The Department of Finance has been in regular contact with the Bank of Canada and international partners to discuss the potential economic fallout of the ongoing COVID-19 outbreak.
“We are discussing the situation with our international partners,” said Finance Minister Bill Morneau’s spokesperson Maeva Proteau. “Our government’s strong fiscal position means we continue to have all the necessary tools to respond in cases of continued fluctuations in the domestic and global markets.”
Next week, the Bank of Canada will decide if it will keep its 1.75% overnight rate.

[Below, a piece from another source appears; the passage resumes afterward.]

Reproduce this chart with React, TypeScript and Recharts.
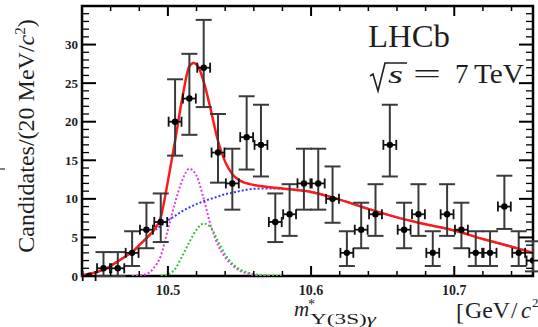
import React from "react";
import { ComposedChart, Line, Scatter, XAxis, YAxis, ErrorBar, ReferenceArea } from "recharts";

const W = 538;
const H = 327;
const MARGIN = { top: 6, right: 5, bottom: 0, left: 0 };
const Y_AXIS_W = 82;
const X_AXIS_H = 51;
const PLOT_W = W - Y_AXIS_W - MARGIN.right;
const PLOT_H = H - MARGIN.top - X_AXIS_H;

const X_DOMAIN = [10.44, 10.755];
const Y_DOMAIN = [0, 35];
const X_TICKS = [10.46, 10.48, 10.5, 10.52, 10.54, 10.56, 10.58, 10.6, 10.62, 10.64, 10.66, 10.68, 10.7, 10.72, 10.74];
const Y_TICKS = [0, 1, 2, 3, 4, 5, 6, 7, 8, 9, 10, 11, 12, 13, 14, 15, 16, 17, 18, 19, 20, 21, 22, 23, 24, 25, 26, 27, 28, 29, 30, 31, 32, 33, 34];
const Y_LABELS = [0, 5, 10, 15, 20, 25, 30];

// data points (bin centres, 10 MeV bins)
const BIN_CENTERS = [
  10.445, 10.455, 10.465, 10.475, 10.485, 10.495, 10.505, 10.515, 10.525, 10.535, 10.545,
  10.555, 10.565, 10.575, 10.585, 10.595, 10.605, 10.615, 10.625, 10.635, 10.645, 10.655,
  10.665, 10.675, 10.685, 10.695, 10.705, 10.715, 10.725, 10.735, 10.745, 10.755,
];
const COUNTS = [0, 1, 1, 3, 6, 7, 20, 23, 27, 16, 12, 18, 17, 7, 8, 12, 12, 10, 3, 6, 8, 17, 6, 8, 3, 8, 6, 3, 3, 9, 3, 2];
const ERR_LOW = [0, 1.0, 1.0, 1.7, 2.4, 2.6, 4.4, 4.7, 5.1, 3.9, 3.4, 4.2, 4.1, 2.6, 2.8, 3.4, 3.4, 3.1, 1.7, 2.4, 2.8, 4.1, 2.4, 2.8, 1.7, 2.8, 2.4, 1.7, 1.7, 2.9, 1.7, 1.4];
const ERR_HIGH = [0, 2.1, 2.1, 2.8, 3.5, 3.7, 5.5, 5.8, 6.2, 5.0, 4.5, 5.3, 5.2, 3.7, 3.9, 4.5, 4.5, 4.2, 2.8, 3.5, 3.9, 5.2, 3.5, 3.9, 2.8, 3.9, 3.5, 2.8, 2.8, 4.0, 2.8, 2.5];
const HALF_BIN = 0.0045;

// fit curves
const FIT_X = [
  10.44, 10.445, 10.45, 10.455, 10.46, 10.465, 10.47, 10.475, 10.48, 10.485, 10.49, 10.495, 10.5,
  10.505, 10.51, 10.515, 10.518, 10.521, 10.525, 10.53, 10.535, 10.54, 10.545, 10.55, 10.56, 10.57,
  10.58, 10.59, 10.6, 10.62, 10.64, 10.66, 10.68, 10.7, 10.72, 10.74, 10.755,
];
const TOTAL = [
  0.1, 0.3, 0.5, 0.8, 1.3, 1.9, 2.5, 3.1, 4.0, 4.9, 5.9, 7.6, 12.3, 17.5, 23.0, 27.2, 27.6, 27.2, 25.2,
  21.5, 17.5, 14.8, 13.2, 12.4, 11.8, 11.55, 11.35, 11.15, 10.9, 9.9, 8.7, 7.6, 6.7, 5.9, 4.8, 3.8, 3.0,
];
const BKG = [
  0.1, 0.3, 0.5, 0.8, 1.3, 1.9, 2.5, 3.1, 4.0, 4.9, 5.8, 6.5, 7.2, 7.8, 8.4, 8.9, 9.15, 9.4, 9.7,
  10.0, 10.3, 10.6, 10.8, 11.0, 11.3, 11.35, 11.3, 11.15, 10.9, 9.9, 8.7, 7.6, 6.7, 5.9, 4.8, 3.8, 3.0,
];
const SIG1_X = [10.475, 10.48, 10.485, 10.49, 10.495, 10.5, 10.505, 10.51, 10.515, 10.52, 10.525, 10.53, 10.535, 10.54, 10.545, 10.55, 10.555, 10.56, 10.57];
const SIG1 = [0, 0.05, 0.25, 1.0, 2.6, 6.0, 9.5, 12.4, 13.9, 13.0, 10.0, 6.5, 4.0, 2.4, 1.4, 0.7, 0.35, 0.15, 0];
const SIG2_X = [10.495, 10.5, 10.505, 10.51, 10.515, 10.52, 10.525, 10.53, 10.535, 10.54, 10.545, 10.55, 10.555, 10.56, 10.57, 10.58];
const SIG2 = [0, 0.2, 0.9, 2.6, 4.4, 6.0, 6.8, 6.3, 4.5, 2.8, 1.6, 0.9, 0.5, 0.25, 0.05, 0];

const points = BIN_CENTERS.map((x, i) => ({ x, y: COUNTS[i], ey: [ERR_LOW[i], ERR_HIGH[i]], ex: HALF_BIN }));
const totalData = FIT_X.map((x, i) => ({ x, y: TOTAL[i] }));
const bkgData = FIT_X.map((x, i) => ({ x, y: BKG[i] }));
const sig1Data = SIG1_X.map((x, i) => ({ x, y: SIG1[i] }));
const sig2Data = SIG2_X.map((x, i) => ({ x, y: SIG2[i] }));

const FONT = "'Liberation Serif', 'Times New Roman', serif";
const INK = "#1e1e1e";

function XTick(props: any) {
  const { x, y, payload } = props;
  const v = payload.value;
  const major = Math.abs(v * 10 - Math.round(v * 10)) < 1e-6;
  const len = major ? 10 : 5;
  const sw = major ? 2 : 1.5;
  return (
    <g>
      <line x1={x} x2={x} y1={y} y2={y - len} stroke="#000" strokeWidth={sw} />
      <line x1={x} x2={x} y1={y - PLOT_H} y2={y - PLOT_H + len} stroke="#000" strokeWidth={sw} />
      {major && (
        <text x={x} y={y + 19} textAnchor="middle" fontFamily={FONT} fontWeight="bold" fontSize={14} fill={INK}>
          {v.toFixed(1)}
        </text>
      )}
    </g>
  );
}

function YTick(props: any) {
  const { x, y, payload } = props;
  const v = payload.value;
  const major = v % 5 === 0;
  const len = major ? 14 : 7;
  const sw = major ? 2 : 1.3;
  return (
    <g>
      <line x1={x} x2={x + len} y1={y} y2={y} stroke="#000" strokeWidth={sw} />
      <line x1={x + PLOT_W} x2={x + PLOT_W - len} y1={y} y2={y} stroke="#000" strokeWidth={sw} />
      {Y_LABELS.includes(v) && (
        <text x={x - 4} y={y + 4.5} textAnchor="end" fontFamily={FONT} fontWeight="bold" fontSize={13} fill={INK}>
          {v}
        </text>
      )}
    </g>
  );
}

const Dot = (p: any) => <circle cx={p.cx} cy={p.cy} r={3.2} fill="#000" />;

export default function App() {
  return (
    <div style={{ position: "absolute", left: 0, top: 0, width: W, height: H, background: "#fff" }}>
      <ComposedChart width={W} height={H} margin={MARGIN}>
        <XAxis type="number" dataKey="x" domain={X_DOMAIN} ticks={X_TICKS} tick={XTick} tickLine={false}
          axisLine={false} height={X_AXIS_H} tickSize={0} tickMargin={0} interval={0} allowDataOverflow />
        <YAxis type="number" domain={Y_DOMAIN} ticks={Y_TICKS} tick={YTick} tickLine={false}
          axisLine={false} width={Y_AXIS_W} tickSize={0} tickMargin={0} interval={0} allowDataOverflow />
        <Line data={sig1Data} dataKey="y" type="monotone" stroke="#e040e8" strokeWidth={2}
          strokeDasharray="2 2" dot={false} isAnimationActive={false} />
        <Line data={sig2Data} dataKey="y" type="monotone" stroke="#30c830" strokeWidth={2}
          strokeDasharray="2 2" dot={false} isAnimationActive={false} />
        <Line data={bkgData} dataKey="y" type="monotone" stroke="#3a3aff" strokeWidth={2}
          strokeDasharray="2 2" dot={false} isAnimationActive={false} />
        <Line data={totalData} dataKey="y" type="monotone" stroke="#ff1a1a" strokeWidth={2.5}
          dot={false} isAnimationActive={false} />
        <ReferenceArea x1={X_DOMAIN[0]} x2={X_DOMAIN[1]} y1={Y_DOMAIN[0]} y2={Y_DOMAIN[1]}
          fill="none" stroke="#000" strokeWidth={2.5} ifOverflow="visible" />
        <Scatter data={points} dataKey="y" shape={Dot} isAnimationActive={false}>
          <ErrorBar dataKey="ey" direction="y" width={8} stroke="#3a3a3a" strokeWidth={2} isAnimationActive={false} />
          <ErrorBar dataKey="ex" direction="x" width={5} stroke="#111" strokeWidth={1.8} isAnimationActive={false} />
        </Scatter>
      </ComposedChart>

      <svg width={W} height={H} style={{ position: "absolute", left: 0, top: 0, pointerEvents: "none" }}
        fontFamily={FONT} fill={INK}>
        <line x1={0} x2={5} y1={169} y2={169} stroke="#333" strokeWidth={1.2} />
        <text transform="rotate(-90, 34, 136)" x={34} y={136} textAnchor="middle" fontSize={24}>
          Candidates/(20 MeV/<tspan fontStyle="italic">c</tspan>
          <tspan dy={-9} fontSize={15}>2</tspan>
          <tspan dy={9}>)</tspan>
        </text>

        <text x={368} y={47} fontSize={31} textLength={82} lengthAdjust="spacingAndGlyphs">LHCb</text>
        <polyline points="370,76 373,74 378,91 385,63 407,63" fill="none" stroke={INK} strokeWidth={1.6} />
        <text x={388} y={83} fontSize={26} fontStyle="italic" textLength={15} lengthAdjust="spacingAndGlyphs">s</text>
        <text x={413} y={83} fontSize={27} textLength={28} lengthAdjust="spacingAndGlyphs">=</text>
        <text x={455} y={83} fontSize={27}>7</text>
        <text x={474} y={83} fontSize={27} textLength={50} lengthAdjust="spacingAndGlyphs">TeV</text>

        <text x={294} y={316} fontSize={21} fontStyle="italic">m</text>
        <text x={308} y={309} fontSize={14}>*</text>
        <text x={310} y={324} fontSize={15} textLength={66} lengthAdjust="spacingAndGlyphs">
          Υ(3S)<tspan fontStyle="italic">γ</tspan>
        </text>

        <text x={456} y={320} fontSize={24}>[</text>
        <text x={465} y={318} fontSize={23} textLength={45} lengthAdjust="spacingAndGlyphs">GeV</text>
        <text x={511} y={318} fontSize={23}>/</text>
        <text x={521} y={318} fontSize={23} fontStyle="italic">c</text>
        <text x={532} y={307} fontSize={13}>2</text>
      </svg>
    </div>
  );
}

The possibility of an interest rate cut by the central bank has gone from less than 20% to 60% in just a week, according overnight index swaps data.
The budget for the next fiscal year is expected to be delivered by Prime Minister Justin Trudeau by the end of March.

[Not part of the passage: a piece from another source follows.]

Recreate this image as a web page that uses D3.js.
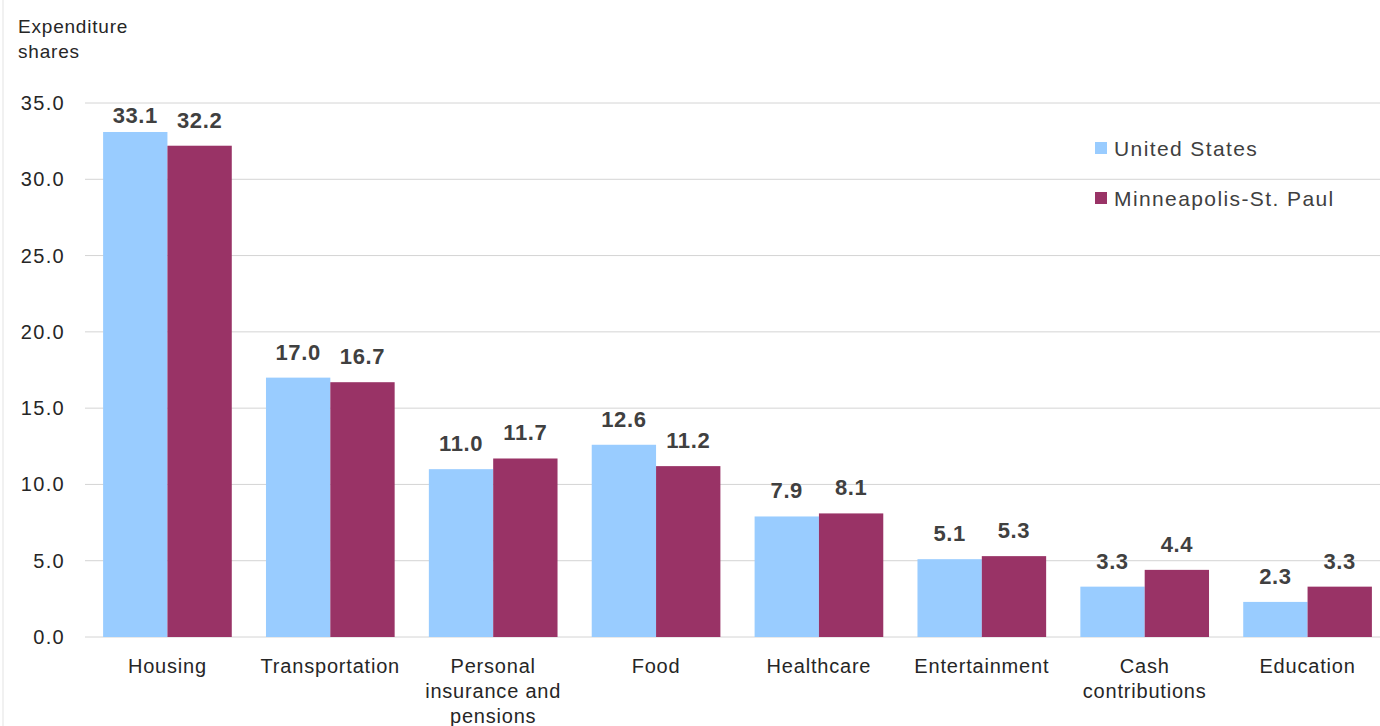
<!DOCTYPE html>
<html>
<head>
<meta charset="utf-8">
<script src="https://cdn.jsdelivr.net/npm/d3@7"></script>
<style>
  body { margin: 0; background: #fff; }
  text { font-family: "Liberation Sans", Arial, sans-serif; fill: #262626; }
</style>
</head>
<body>
<script>
    // chart data
    const categories = ["Housing", "Transportation", "Personal insurance and pensions", "Food",
                        "Healthcare", "Entertainment", "Cash contributions", "Education"];
    const catLines = [["Housing"], ["Transportation"], ["Personal", "insurance and", "pensions"], ["Food"],
                      ["Healthcare"], ["Entertainment"], ["Cash", "contributions"], ["Education"]];
    const seriesNames = ["United States", "Minneapolis-St. Paul"];
    const usValues = [33.1, 17.0, 11.0, 12.6, 7.9, 5.1, 3.3, 2.3];
    const mspValues = [32.2, 16.7, 11.7, 11.2, 8.1, 5.3, 4.4, 3.3];
    const yTicks = [0, 5, 10, 15, 20, 25, 30, 35];
    const colors = ["#99ccff", "#993366"];

    const svg = d3.select("body").append("svg")
      .attr("width", 1380)
      .attr("height", 726)

    const yScale = d3.scaleLinear()
      .domain([0, 35])
      .range([637, 103])

    const xScale = d3.scaleBand()
      .domain(categories)
      .range([86, 1389])
      .paddingInner(0.21)
      .paddingOuter(0.105)

    const subScale = d3.scaleBand()
      .domain(seriesNames)
      .range([0, xScale.bandwidth()])

    // left border
    svg.append("line")
      .attr("x1", 3).attr("x2", 3).attr("y1", 0).attr("y2", 726)
      .style("stroke", "#e3e3e3")

    // gridlines + y ticks
    svg.selectAll(".grid")
      .data(yTicks)
      .enter()
      .append("line")
      .attr("x1", 85).attr("x2", 1380)
      .attr("y1", d => yScale(d)).attr("y2", d => yScale(d))
      .style("stroke", "#d4d4d4")

    svg.selectAll(".ytick")
      .data(yTicks)
      .enter()
      .append("text")
      .attr("x", 65)
      .attr("y", d => yScale(d) + 7)
      .attr("text-anchor", "end")
      .style("font-size", "20px")
      .style("letter-spacing", "1.3px")
      .text(d => d.toFixed(1))

    // axis title
    svg.append("text")
      .attr("x", 18).attr("y", 33)
      .style("font-size", "19px").style("letter-spacing", "0.8px")
      .text("Expenditure")
    svg.append("text")
      .attr("x", 18).attr("y", 58)
      .style("font-size", "19px").style("letter-spacing", "0.8px")
      .text("shares")

    // bars
    const rows = categories.map((c, i) => ({cat: c, vals: [usValues[i], mspValues[i]]}))

    const groups = svg.selectAll(".grp")
      .data(rows)
      .enter()
      .append("g")
      .attr("transform", d => "translate(" + xScale(d.cat) + ",0)")

    groups.selectAll("rect")
      .data(d => d.vals.map((v, j) => ({name: seriesNames[j], v: v, j: j})))
      .enter()
      .append("rect")
      .attr("x", d => subScale(d.name))
      .attr("width", subScale.bandwidth())
      .attr("y", d => yScale(d.v))
      .attr("height", d => yScale(0) - yScale(d.v))
      .style("fill", d => colors[d.j])

    groups.selectAll(".lbl")
      .data(d => d.vals.map((v, j) => ({name: seriesNames[j], v: v})))
      .enter()
      .append("text")
      .attr("x", d => subScale(d.name) + subScale.bandwidth() / 2)
      .attr("y", d => Math.max(yScale(d.v) - 18, yScale(35) + 20))
      .attr("text-anchor", "middle")
      .style("font-size", "22px")
      .style("font-weight", "bold")
      .style("letter-spacing", "0.6px")
      .style("fill", "#404040")
      .text(d => d.v.toFixed(1))

    // category labels
    svg.selectAll(".xlab")
      .data(categories)
      .enter()
      .append("text")
      .attr("text-anchor", "middle")
      .attr("y", 673)
      .style("font-size", "20px")
      .style("letter-spacing", "0.8px")
      .each(function(d, i) {
        const t = d3.select(this)
        catLines[i].forEach((line, k) => {
          t.append("tspan")
            .attr("x", xScale(d) + xScale.bandwidth() / 2)
            .attr("dy", k === 0 ? 0 : 25)
            .text(line)
        })
      })

    // legend
    const legend = svg.selectAll(".leg")
      .data(seriesNames)
      .enter()
      .append("g")
      .attr("transform", (d, i) => "translate(1095," + (142 + i * 50) + ")")

    legend.append("rect")
      .attr("width", 12).attr("height", 12)
      .style("fill", (d, i) => colors[i])

    legend.append("text")
      .attr("x", 19).attr("y", 14)
      .style("font-size", "21px")
      .style("letter-spacing", "1.4px")
      .style("fill", "#404040")
      .text(d => d)
</script>
</body>
</html>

Statistics Canada data shows that, during the fourth quarter of 2019, the country’s economic growth slowed to 0.3% – its worst annualized rate in nearly four years – due to a range of factors including bad weather, shutdowns, and strikes.
According to the finance ministry, it is too early to determine the exact economic impacts that the virus will have, but the country’s financial institutions and stock market remain strong.
Fears over COVID-19 have dealt a blow to global stock markets, with oil being hit particularly hard. U.S. crude oil futures (CLc1) fell to $44.76 a barrel, marking a nearly 5% drop.